Pegula used that lesson the following day in the semifinal against Muchova. Losing the first set 6-1 in just 30 minutes and falling into a 2-0 deficit to open the second set, Pegula refused to give up. She clawed her way back into the match and won 12 of the match’s last 16 games for the comeback victory. Less than 48 hours later she was nearly able to do the same against Sabalenka in the final. Down 3-0 in the second set, Pegula rattled off five consecutive games and a deciding set looked all but certain before Sabalenka found another gear.
Pegula has won three matches in two tournaments since the US Open final and spent two weeks at home before heading to Riyadh, Saudi Arabia, for the WTA Finals. The tournament begins Saturday, with the eight players divided into two groups, and players facing everyone in their group round-robin style to determine who advances to the semifinals. Pegula is in the orange group with a trio of major champions in Swiatek, Coco Gauff and Barbora Krejcikova.
While she was a finalist in 2023, this year, even advancing to the semifinals will be a challenge. But Knowles believes Pegula’s final appearance in New York will prove invaluable at the tournament and beyond.
“I think she always had the belief that she could make a Grand Slam final, but now that’s been validated and her mindset has now shifted to, ‘I’m showing up to win this event’ before every tournament she plays,” Knowles said. “She is one of the toughest athletes I’ve ever been around.

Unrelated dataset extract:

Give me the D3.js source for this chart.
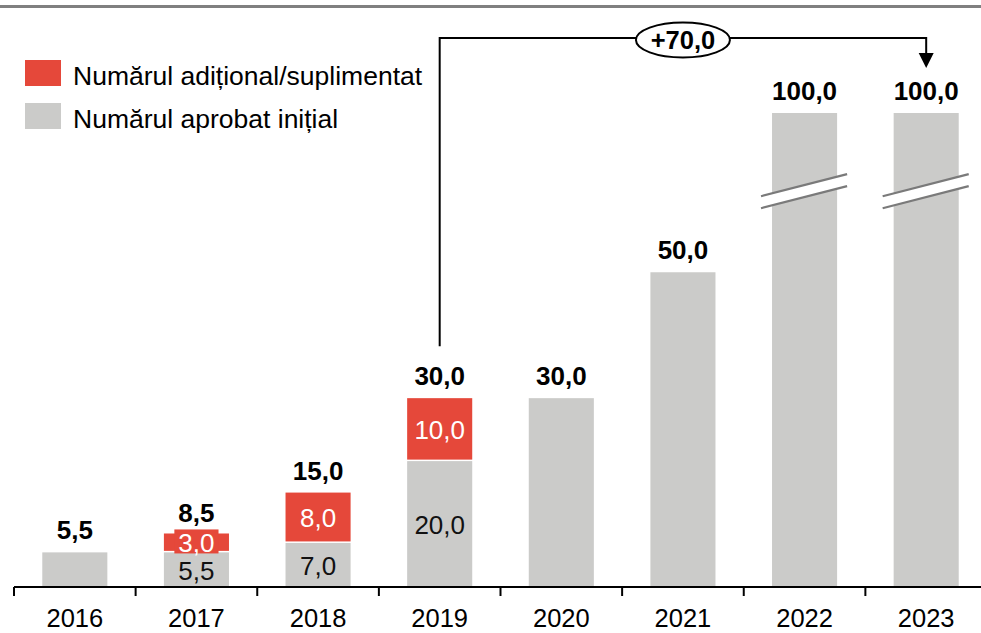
<!DOCTYPE html>
<html>
<head>
<meta charset="utf-8">
<script src="https://cdn.jsdelivr.net/npm/d3@7"></script>
<style>
  html, body { margin: 0; padding: 0; background: #fff; }
  svg { display: block; font-family: "Liberation Sans", Arial, sans-serif; }
</style>
</head>
<body>
<svg id="chart" width="981" height="633"></svg>
<script>
// Years on the x axis
const years = ["2016", "2017", "2018", "2019", "2020", "2021", "2022", "2023"];
// Initially approved number (grey) per year
const initialValues = [5.5, 5.5, 7.0, 20.0, 30.0, 50.0, 100.0, 100.0];
// Additional / supplemented number (red) per year
const additionalValues = [0, 3.0, 8.0, 10.0, 0, 0, 0, 0];
// Legend entries
const legendLabels = ["Numărul adițional/suplimentat", "Numărul aprobat inițial"];
// Increase annotated between 2019 and 2023
const increaseLabel = "+70,0";
const increaseFrom = "2019";
const increaseTo = "2023";

const RED = "#E5483A";
const GREY = "#CBCBC9";

const svg = d3.select("#chart");
const W = 981;

const fmtLocale = d3.formatLocale({ decimal: ",", thousands: ".", grouping: [3], currency: ["", ""] });
const fmt = fmtLocale.format(".1f");

const baseY = 587;
const capValue = 75.3;      // values above this are drawn with a scale break
const breakValue = 62.9;    // where the break marks sit

const x = d3.scaleBand()
  .domain(years)
  .range([14, 987])
  .paddingInner(0.465)
  .paddingOuter(0.2325);

const y = d3.scaleLinear().domain([0, capValue]).range([baseY, 113]);

const rows = years.map((yr, i) => ({
  year: yr,
  initial: initialValues[i],
  additional: additionalValues[i],
  total: initialValues[i] + additionalValues[i]
}));
const shown = v => Math.min(v, capValue);

// top rule
svg.append("line")
  .attr("x1", 0).attr("x2", W).attr("y1", 6.5).attr("y2", 6.5)
  .attr("stroke", "#808080").attr("stroke-width", 3);

// grey segments
svg.append("g").selectAll("rect").data(rows).join("rect")
  .attr("x", d => x(d.year))
  .attr("width", x.bandwidth())
  .attr("y", d => y(shown(d.initial)))
  .attr("height", d => baseY - y(shown(d.initial)))
  .attr("fill", GREY);

// red segments
const stacked = rows.filter(d => d.additional > 0);
svg.append("g").selectAll("rect").data(stacked).join("rect")
  .attr("x", d => x(d.year))
  .attr("width", x.bandwidth())
  .attr("y", d => y(d.total))
  .attr("height", d => y(d.initial) - y(d.total) - 1.5)
  .attr("fill", RED);

// scale break marks on capped bars
const capped = rows.filter(d => d.total > capValue);
const brk = svg.append("g").selectAll("g").data(capped).join("g");
const slope = -0.256;
brk.each(function(d) {
  const g = d3.select(this);
  const x0 = x(d.year) - 11, x1 = x(d.year) + x.bandwidth() + 10;
  const cx = x(d.year) + x.bandwidth() / 2;
  const cy = y(breakValue);
  const yAt = (xx, off) => cy + off + slope * (xx - cx);
  g.append("path")
    .attr("d", `M${x0},${yAt(x0, -6)}L${x1},${yAt(x1, -6)}L${x1},${yAt(x1, 6)}L${x0},${yAt(x0, 6)}Z`)
    .attr("fill", "#fff");
  [-6, 6].forEach(off => {
    g.append("line")
      .attr("x1", x0).attr("y1", yAt(x0, off))
      .attr("x2", x1).attr("y2", yAt(x1, off))
      .attr("stroke", "#7a7a7a").attr("stroke-width", 2.2);
  });
});

// x axis: baseline and ticks at band boundaries
svg.append("line")
  .attr("x1", x.range()[0]).attr("x2", W)
  .attr("y1", baseY).attr("y2", baseY)
  .attr("stroke", "#000").attr("stroke-width", 2);
svg.append("g").selectAll("line").data(years).join("line")
  .attr("x1", d => x(d) - x.step() * x.paddingOuter())
  .attr("x2", d => x(d) - x.step() * x.paddingOuter())
  .attr("y1", baseY).attr("y2", baseY + 9)
  .attr("stroke", "#000").attr("stroke-width", 2);

const axis = d3.axisBottom(x).tickSize(0).tickPadding(0);
const axisG = svg.append("g").attr("transform", `translate(0,${baseY})`).call(axis);
axisG.select(".domain").remove();
axisG.selectAll("text")
  .attr("y", 40).attr("dy", null)
  .attr("font-size", 25.5)
  .attr("font-family", "Liberation Sans, Arial, sans-serif")
  .attr("fill", "#000");

// segment labels inside stacked bars
svg.append("g").selectAll("text").data(stacked).join("text")
  .attr("x", d => x(d.year) + x.bandwidth() / 2)
  .attr("y", d => (y(d.initial) + baseY) / 2 + 10)
  .attr("text-anchor", "middle")
  .attr("font-size", 26)
  .attr("fill", "#111")
  .text(d => fmt(d.initial));

const redLabels = svg.append("g").selectAll("g").data(stacked).join("g");
redLabels.each(function(d) {
  const g = d3.select(this);
  const cx = x(d.year) + x.bandwidth() / 2;
  const cy = (y(d.total) + y(d.initial)) / 2;
  const t = g.append("text")
    .attr("x", cx).attr("y", cy + 9.5)
    .attr("text-anchor", "middle")
    .attr("font-size", 26)
    .attr("fill", "#fff")
    .text(fmt(d.additional));
  const bb = t.node().getBBox();
  const boxH = 24;
  const segH = y(d.initial) - y(d.total);
  if (segH < boxH) {
    g.insert("rect", "text")
      .attr("x", bb.x - 4).attr("width", bb.width + 8)
      .attr("y", cy - boxH / 2 - 1.5).attr("height", boxH)
      .attr("fill", RED);
  }
});

// total labels above bars
svg.append("g").selectAll("text").data(rows).join("text")
  .attr("x", d => x(d.year) + x.bandwidth() / 2)
  .attr("y", d => y(shown(d.total)) - (d.additional > 0 && y(d.initial) - y(d.total) < 24 ? 11 : 13))
  .attr("text-anchor", "middle")
  .attr("font-size", 26)
  .attr("font-weight", "bold")
  .attr("fill", "#000")
  .text(d => fmt(d.total));

// increase bracket
const fromRow = rows.find(d => d.year === increaseFrom);
const xa = x(increaseFrom) + x.bandwidth() / 2;
const xb = x(increaseTo) + x.bandwidth() / 2;
const yTop = 38;
svg.append("path")
  .attr("d", `M${xa},${y(fromRow.total) - 52}V${yTop}H${xb}V${yTop + 16}`)
  .attr("fill", "none").attr("stroke", "#000").attr("stroke-width", 2);
svg.append("path")
  .attr("d", `M${xb - 7.5},${yTop + 15}L${xb + 7.5},${yTop + 15}L${xb},${yTop + 30}Z`)
  .attr("fill", "#000");
const mx = (xa + xb) / 2;
svg.append("ellipse")
  .attr("cx", mx).attr("cy", yTop + 2).attr("rx", 47).attr("ry", 17.5)
  .attr("fill", "#fff").attr("stroke", "#000").attr("stroke-width", 2);
svg.append("text")
  .attr("x", mx).attr("y", yTop + 11)
  .attr("text-anchor", "middle")
  .attr("font-size", 25.5).attr("font-weight", "bold")
  .text(increaseLabel);

// legend
const legendColors = [RED, GREY];
const leg = svg.append("g").selectAll("g").data(legendLabels).join("g")
  .attr("transform", (d, i) => `translate(25,${60 + i * 43})`);
leg.append("rect")
  .attr("width", 36).attr("height", 26)
  .attr("fill", (d, i) => legendColors[i]);
leg.append("text")
  .attr("x", 48).attr("y", 25)
  .attr("font-size", 26.5)
  .attr("fill", "#000")
  .text(d => d);
</script>
</body>
</html>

I think a lot of people don’t realize that, but you can see it when she saves match points, she just has this dogged determination that is innate.
“She just wants to keep improving, keep tinkering, keep learning. She just has a zest, an appetite for being great. We have to peel her off the practice court, we have to take the balls, take the racket away. The way people think of Kobe Bryant never wanting to get out of the gym? It’s like that. It’s a unique quality and, like Kobe and other great athletes, she’s just special.”